Their relationship was supposed to last one year but, 18 months after their first meeting, the two men are still finding their discussions useful so they remain in regular contact.

Business in the Community, which runs the programme with the National College for School Leadership (NCSL), has matched more than 6,500 headteachers with business leaders from around 2,000 firms over the past nine years.

The focus has changed over that time. “Originally, it was very much about the business leaders helping heads,” says Meg Maunder, assistant director of leadership programmes at the NCSL, “but it became apparent that business leaders learnt a lot as well, so we now describe it as a mutual partnership.”

Partners meet six times a year. Heads keep a record of what they have learnt and its impact on their school. For some, it provides an opportunity to look at their role from a fresh perspective. Others, including Sir John Lewis, principal of Dixons city technology college, Bradford, have more specific aims.

A head for more than 20 years, Sir John wanted to hone the business skills he needed as a director of the college’s two subsidiary companies: the Minerva Centre, which provides ICT training and services, and a software business called Interactive Learning. Shortly after linking up with a senior manager at the international finance company Provident Financial, Sir John was appointed project manager for the bid to convert Dixons into a city academy. “That was something I had never even remotely considered doing previously, and therefore it made the link even more advantageous and opportune,” he says.

With Dixons due to become a city academy in September and a new strategic plan in place for Interactive Learning, this partnership has achieved its objectives and ended.

The programme is targeted very much at experienced heads.
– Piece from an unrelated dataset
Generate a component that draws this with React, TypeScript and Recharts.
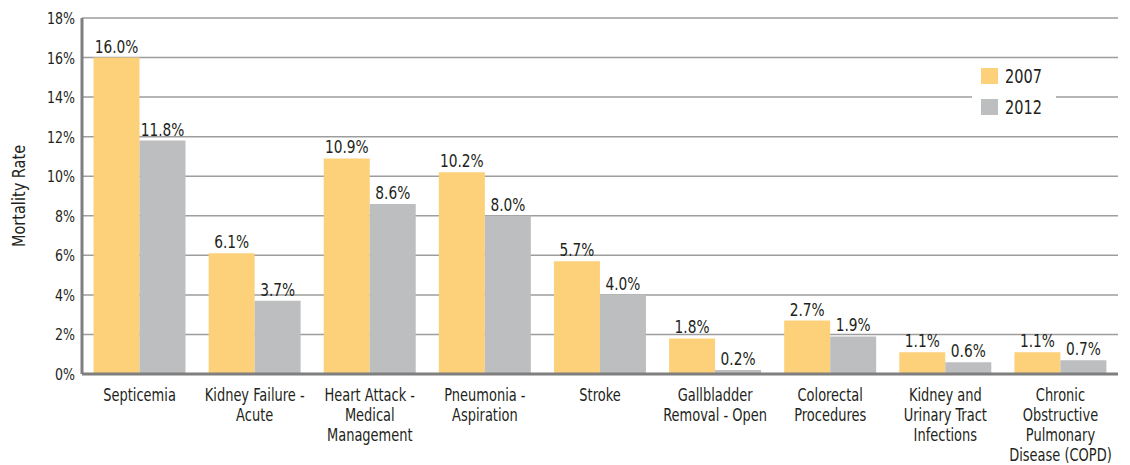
import React from 'react';
import { BarChart, Bar, XAxis, YAxis, CartesianGrid, LabelList, Label } from 'recharts';

const categories = [
  'Septicemia',
  'Kidney Failure -\nAcute',
  'Heart Attack -\nMedical\nManagement',
  'Pneumonia -\nAspiration',
  'Stroke',
  'Gallbladder\nRemoval - Open',
  'Colorectal\nProcedures',
  'Kidney and\nUrinary Tract\nInfections',
  'Chronic\nObstructive\nPulmonary\nDisease (COPD)',
];
const values2007 = [16.0, 6.1, 10.9, 10.2, 5.7, 1.8, 2.7, 1.1, 1.1];
const values2012 = [11.8, 3.7, 8.6, 8.0, 4.0, 0.2, 1.9, 0.6, 0.7];
const yTicks = [0, 2, 4, 6, 8, 10, 12, 14, 16, 18];
const seriesNames = ['2007', '2012'];

const FONT = '"DejaVu Sans Condensed", "DejaVu Sans", sans-serif';
const TEXT = '#231f20';
const SX = 0.85;
const COLORS = ['#FDD17A', '#BDBEC0'];

const data = categories.map((c, i) => ({ name: c, y2007: values2007[i], y2012: values2012[i] }));

const XTick = (props: any) => {
  const { x, y, payload } = props;
  const lines = String(payload.value).split('\n');
  return (
    <g transform={`translate(${x},${y})`}>
      <text transform={`scale(${SX},1)`} x={0} y={0} textAnchor="middle" fill={TEXT} fontSize={17} fontFamily={FONT}>
        {lines.map((l, i) => (
          <tspan key={i} x={0} dy={i === 0 ? 19 : 20}>{l}</tspan>
        ))}
      </text>
    </g>
  );
};

const YTick = (props: any) => {
  const { x, y, payload } = props;
  return (
    <g transform={`translate(${x + 1},${y})`}>
      <text transform={`scale(${SX},1)`} x={0} y={0} dy={6} textAnchor="end" fill={TEXT} fontSize={16.5} fontFamily={FONT}>
        {`${payload.value}%`}
      </text>
    </g>
  );
};

const BarLabel = (props: any) => {
  const { x, y, width, value } = props;
  return (
    <g transform={`translate(${x + width / 2},${y - 5})`}>
      <text transform={`scale(${SX},1)`} x={0} y={0} textAnchor="middle" fill={TEXT} fontSize={18} fontFamily={FONT}>
        {`${Number(value).toFixed(1)}%`}
      </text>
    </g>
  );
};

const YLabel = (props: any) => {
  const { viewBox } = props;
  const cy = viewBox.y + viewBox.height / 2;
  return (
    <g transform={`translate(25,${cy}) rotate(-90)`}>
      <text transform="scale(0.95,1)" x={0} y={0} textAnchor="middle" fill={TEXT} fontSize={17} fontFamily={FONT}>
        Mortality Rate
      </text>
    </g>
  );
};

export default function App() {
  return (
    <div style={{ position: 'absolute', left: 0, top: 0, width: 1130, height: 465, background: '#fff' }}>
      <BarChart
        width={1130}
        height={465}
        data={data}
        margin={{ top: 18, right: 12, bottom: 0, left: 0 }}
        barGap={0}
        barCategoryGap="10%"
      >
        <CartesianGrid vertical={false} stroke="#9d9d9d" strokeWidth={1.5} />
        <XAxis
          dataKey="name"
          interval={0}
          tick={<XTick />}
          tickLine={false}
          axisLine={{ stroke: '#7f7f7f', strokeWidth: 3 }}
          height={91}
        />
        <YAxis
          domain={[0, 18]}
          ticks={yTicks}
          tick={<YTick />}
          tickLine={false}
          axisLine={{ stroke: '#7f7f7f', strokeWidth: 3 }}
          width={82}
        >
          <Label content={<YLabel />} />
        </YAxis>
        <Bar dataKey="y2007" name={seriesNames[0]} fill={COLORS[0]} isAnimationActive={false}>
          <LabelList dataKey="y2007" content={<BarLabel />} />
        </Bar>
        <Bar dataKey="y2012" name={seriesNames[1]} fill={COLORS[1]} isAnimationActive={false}>
          <LabelList dataKey="y2012" content={<BarLabel />} />
        </Bar>
      </BarChart>
      <div style={{ position: 'absolute', left: 972, top: 62, width: 84, height: 64, background: '#fff' }}>
        {seriesNames.map((n, i) => (
          <div key={n} style={{ position: 'absolute', left: 9, top: 2 + i * 31, height: 24, display: 'flex', alignItems: 'center' }}>
            <div style={{ width: 17, height: 16, background: COLORS[i], marginRight: 7 }} />
            <span style={{ display: 'inline-block', fontFamily: FONT, fontSize: 19, color: TEXT, transform: `scaleX(${SX})`, transformOrigin: 'left center', lineHeight: '24px' }}>{n}</span>
          </div>
        ))}
      </div>
    </div>
  );
}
But with an ageing workforce threatening to make existing headteacher shortages worse, Business in the Community is looking at how to help schools develop their future leaders.

One possibility would be for it to work more closely with HTI, an educational charity that has been arranging industrial secondments for heads since 1986. HTI recently launched a new programme that turns the traditional secondment on its head by sending business people with specialist skills in marketing, IT and other management areas into schools.

It’s called Take5 because the secondments usually last five days, and aims to help schools tackle specific projects such as drawing up a marketing plan.

That makes it an obvious next step , according to Nigel Purkis, head of business relations at HTI.

“Take5 engages different people from the company and different levels within the school,” he says, “and goes beyond the peer- mentoring support that Partners in Leadership provides, towards much more specific, concrete support.”